In our case we categorize the keywords right after we pull them in to see if it’s matching a certain market or product category. So far this has been really useful for us as it’s providing way better ways for dashboarding.
Some of the things that I ran into while building out this:
What to look out for?
- The API is very much limiting the keywords that you get to see with only impressions. I was able to retrieve some of the data but on a daily basis the statistics for impressions are off with 50% from what I’m seeing in Google Search Console. However clicks seems to only have a small difference, win!
- Apparently they’re hiding some of the keywords as they qualify them as highly personal. So you’ll miss a certain percentage because of that.

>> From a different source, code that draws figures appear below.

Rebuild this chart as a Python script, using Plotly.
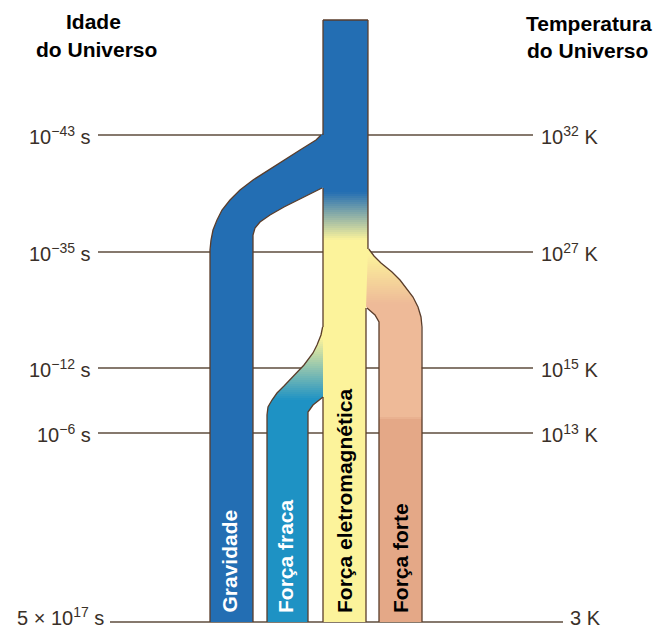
import numpy as np
import plotly.graph_objects as go

# ---------------- data (text & values) ----------------
age_labels = ["10<sup>−43</sup> s", "10<sup>−35</sup> s", "10<sup>−12</sup> s",
              "10<sup>−6</sup> s", "5 × 10<sup>17</sup> s"]
temp_labels = ["10<sup>32</sup> K", "10<sup>27</sup> K", "10<sup>15</sup> K",
               "10<sup>13</sup> K", "3 K"]
force_names = ["Gravidade", "Força fraca", "Força eletromagnética", "Força forte"]
header_left = ["Idade", "do Universo"]
header_right = ["Temperatura", "do Universo"]

# ---------------- diagram geometry (diagram units) ----------------
level_y = [135, 252, 368, 433, 622]          # epochs on the vertical time scale

# central trunk (unified force -> electromagnetic)
cen_l_y = [20, 622];  cen_l_x = [323, 323]
cen_r_y = [20, 248, 308, 622];  cen_r_x = [368, 368, 366, 366]
# gravity branch
gra_l_y = [133, 140, 150, 160, 170, 180, 190, 200, 210, 220, 230, 240, 250, 622]
gra_l_x = [323, 316, 300, 284, 268, 253, 240, 230, 222, 217, 213, 211, 210, 210]
gra_r_y = [133, 184, 188, 195, 200, 207, 215, 222, 228, 235, 622]
gra_r_x = [345, 340, 322, 308, 298, 284, 270, 260, 255, 253, 253]
# weak branch
wea_l_y = [325, 335, 345, 353, 365, 377, 386, 393, 400, 407, 415, 622]
wea_l_x = [323, 321, 317, 313, 304, 293, 284, 277, 272, 268, 267, 267]
wea_r_y = [325, 395, 397, 405, 412, 622]
wea_r_x = [340, 340, 323, 313, 308, 308]
# strong branch
str_l_y = [248, 300, 308, 315, 322, 622]
str_l_x = [355, 360, 367, 375, 379, 379]
str_r_y = [248, 256, 263, 272, 280, 290, 297, 307, 317, 327, 622]
str_r_x = [368, 374, 381, 392, 400, 408, 413, 418, 421, 422, 422]

BLUE = (35, 110, 179)
TEAL = (30, 146, 196)
YELLOW = (252, 243, 155)
SALMON_L = (238, 186, 152)
SALMON = (228, 168, 135)

cen_stop_y = [20, 192, 240, 622]; cen_stop_c = [BLUE, BLUE, YELLOW, YELLOW]
gra_stop_y = [133, 622];          gra_stop_c = [BLUE, BLUE]
wea_stop_y = [325, 338, 400, 622]; wea_stop_c = [YELLOW, YELLOW, TEAL, TEAL]
str_stop_y = [248, 254, 304, 417, 419, 622]
str_stop_c = [YELLOW, YELLOW, SALMON_L, SALMON_L, SALMON, SALMON]

OUTLINE = "#5a3d2b"
GUIDE = "#5e4c3c"
TXT = "#3a3028"
FONT = "Liberation Sans, Arial, sans-serif"

fig = go.Figure()

# guide lines (behind bands)
guide_x0 = [98, 98, 98, 98, 110]
guide_x1 = [533, 533, 533, 533, 563]
for y, x0, x1 in zip(level_y, guide_x0, guide_x1):
    fig.add_trace(go.Scatter(x=[x0, x1], y=[y, y], mode="lines",
                             line=dict(color=GUIDE, width=1.6),
                             hoverinfo="skip", showlegend=False))


def add_band(ly, lx, ry, rx, sy, sc, step=2.0):
    y_top = max(ly[0], ry[0]); y_bot = min(ly[-1], ry[-1])
    bps = {y_top, y_bot}
    for i in range(len(sy) - 1):
        a, b = sy[i], sy[i + 1]
        bps.update([a, b])
        if sc[i] != sc[i + 1]:
            bps.update(np.arange(a, b, step).tolist())
    bps = sorted(b for b in bps if y_top <= b <= y_bot)
    edge_ys = sorted(set(ly) | set(ry))
    for ya, yb in zip(bps[:-1], bps[1:]):
        yb2 = min(yb + 0.8, y_bot)
        ys = np.array([ya] + [y for y in edge_ys if ya < y < yb2] + [yb2], float)
        xl = np.interp(ys, ly, lx)
        xr = np.interp(ys, ry, rx)
        ym = (ya + yb) / 2
        col = [int(round(np.interp(ym, sy, [c[k] for c in sc]))) for k in range(3)]
        px = np.concatenate([xl, xr[::-1], xl[:1]])
        py = np.concatenate([ys, ys[::-1], ys[:1]])
        fig.add_trace(go.Scatter(x=px, y=py, mode="lines", fill="toself",
                                 fillcolor="rgb(%d,%d,%d)" % tuple(col),
                                 line=dict(width=0, color="rgba(0,0,0,0)"),
                                 hoverinfo="skip", showlegend=False))


add_band(gra_l_y, gra_l_x, gra_r_y, gra_r_x, gra_stop_y, gra_stop_c)
add_band(wea_l_y, wea_l_x, wea_r_y, wea_r_x, wea_stop_y, wea_stop_c)
add_band(str_l_y, str_l_x, str_r_y, str_r_x, str_stop_y, str_stop_c)
add_band(cen_l_y, cen_l_x, cen_r_y, cen_r_x, cen_stop_y, cen_stop_c)


def edge_line(ey, ex, y0, y1):
    ys = np.array([y0] + [y for y in ey if y0 < y < y1] + [y1], float)
    xs = np.interp(ys, ey, ex)
    fig.add_trace(go.Scatter(x=xs, y=ys, mode="lines",
                             line=dict(color=OUTLINE, width=1.3),
                             hoverinfo="skip", showlegend=False))


# visible outlines
edge_line(cen_l_y, cen_l_x, 20, 135)
edge_line(cen_l_y, cen_l_x, 188, 327)
edge_line(cen_l_y, cen_l_x, 397, 622)
edge_line(cen_r_y, cen_r_x, 20, 249)
edge_line(cen_r_y, cen_r_x, 308, 622)
fig.add_trace(go.Scatter(x=[cen_l_x[0], cen_r_x[0]], y=[cen_l_y[0], cen_r_y[0]],
                         mode="lines", line=dict(color=OUTLINE, width=1.3),
                         hoverinfo="skip", showlegend=False))
edge_line(gra_l_y, gra_l_x, 135, 622)
edge_line(gra_r_y, gra_r_x, 188, 622)
edge_line(wea_l_y, wea_l_x, 327, 622)
edge_line(wea_r_y, wea_r_x, 397, 622)
edge_line(str_l_y, str_l_x, 308, 622)
edge_line(str_r_y, str_r_x, 249, 622)

# level labels
label_x_left = [93, 93, 93, 93, 106]
label_x_right = [539, 539, 539, 539, 568]
for i, (y, t, xl) in enumerate(zip(level_y, age_labels, label_x_left)):
    last = i == len(level_y) - 1
    fig.add_annotation(x=xl, y=631 if last else y, text=t, showarrow=False,
                       xanchor="right", yanchor="bottom" if last else "middle",
                       font=dict(family=FONT, size=20, color=TXT))
for i, (y, t, xr) in enumerate(zip(level_y, temp_labels, label_x_right)):
    last = i == len(level_y) - 1
    fig.add_annotation(x=xr, y=631 if last else y, text=t, showarrow=False,
                       xanchor="left", yanchor="bottom" if last else "middle",
                       font=dict(family=FONT, size=20, color=TXT))

# headers
for txt, xc, yc in zip(header_left, [93, 96], [21, 49]):
    fig.add_annotation(x=xc, y=yc, text="<b>%s</b>" % txt, showarrow=False,
                       xanchor="center", yanchor="middle",
                       font=dict(family=FONT, size=21, color="#000000"))
for txt, xc, yc in zip(header_right, [589, 587], [23, 50]):
    fig.add_annotation(x=xc, y=yc, text="<b>%s</b>" % txt, showarrow=False,
                       xanchor="center", yanchor="middle",
                       font=dict(family=FONT, size=21, color="#000000"))

# force names inside the bands
band_centers = [229, 285, 344, 400]
band_text_colors = ["#ffffff", "#ffffff", "#000000", "#000000"]
for name, xc, c in zip(force_names, band_centers, band_text_colors):
    fig.add_annotation(x=xc, y=615, text="<b>%s</b>" % name, showarrow=False,
                       textangle=-90, xanchor="center", yanchor="bottom",
                       font=dict(family=FONT, size=21, color=c))

fig.update_layout(
    width=660, height=632, margin=dict(l=0, r=0, t=0, b=0),
    paper_bgcolor="white", plot_bgcolor="white", showlegend=False,
    xaxis=dict(range=[0, 660], visible=False, fixedrange=True),
    yaxis=dict(range=[632, 0], visible=False, fixedrange=True),
)
fig.write_html("out.html", config={"displayModeBar": False},
               post_script="document.body.style.margin='0';document.body.style.overflow='hidden';")
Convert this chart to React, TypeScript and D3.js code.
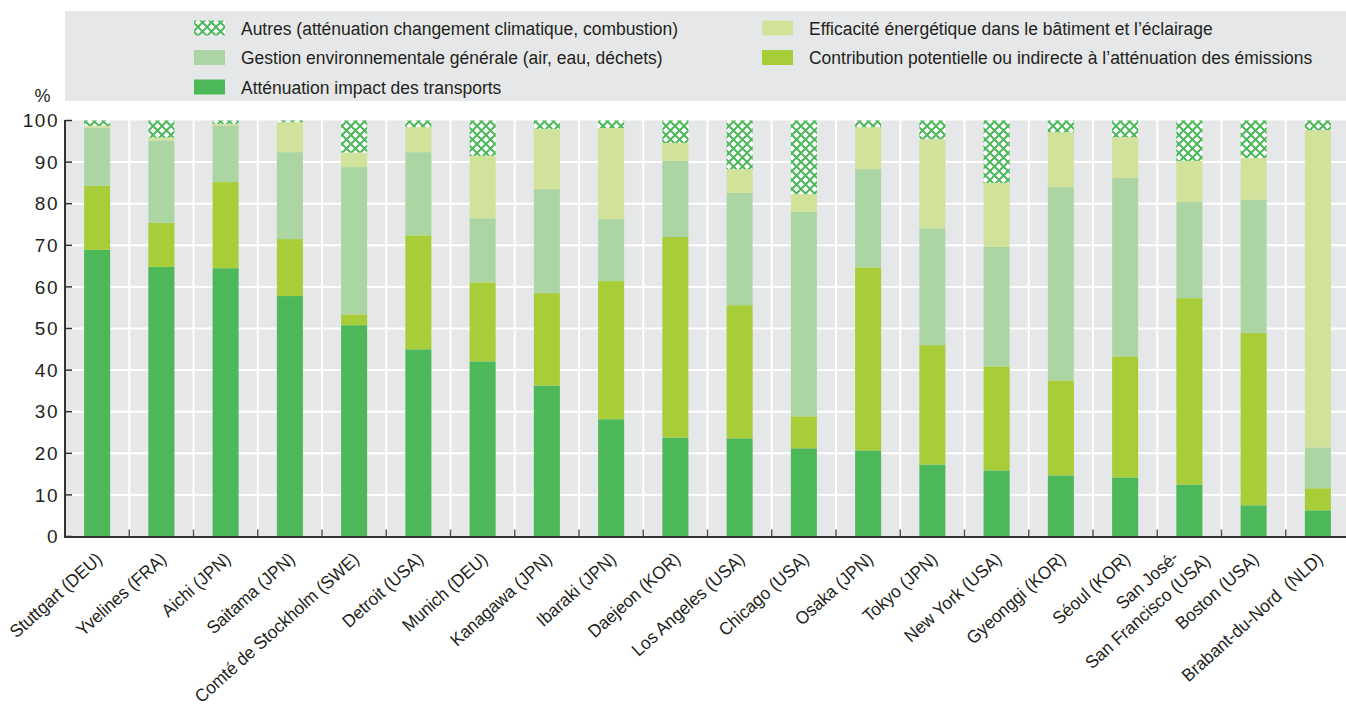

- The rate limits of the Google Search Console aren’t very nice, for over 5k keyword it’s taking quite long to pull in all the data as you have to deal with their rate limits.
Most of these items aren’t really being an issue for us, we have better sources for volume data anyway. In the future we’re hoping to gather more data around different sources to extend that. I’m hoping to blog about somewhere in the future.
June 19, 2017 - 3:17 pm
Thanks for this mate, I really need to look at testing this in my new role… ideally pushing it all into Tableau to start to dice it up and overlay with other data points.
Very interesting that impressions are so varied between API and interface but I guess you only really care about keywords that drive clicks as a lot of queries generating impressions might not be relevant.
October 18, 2017 - 6:51 pm
Hey Martijn, cheers for the awesome post – I’ve been trying to replicate this for some of my own clients, and I’ve been checking out your Ruby script on bulk adding subfolders to GSC. However it keeps giving me a 401 “authError”, “Invalid Credentials” response.
What gives, I’ve added in the API Key + Client Secrets/Access Token but still no luck. Can you provide any advice on where I’m going wrong?
Thanks again for the sweet blog posts!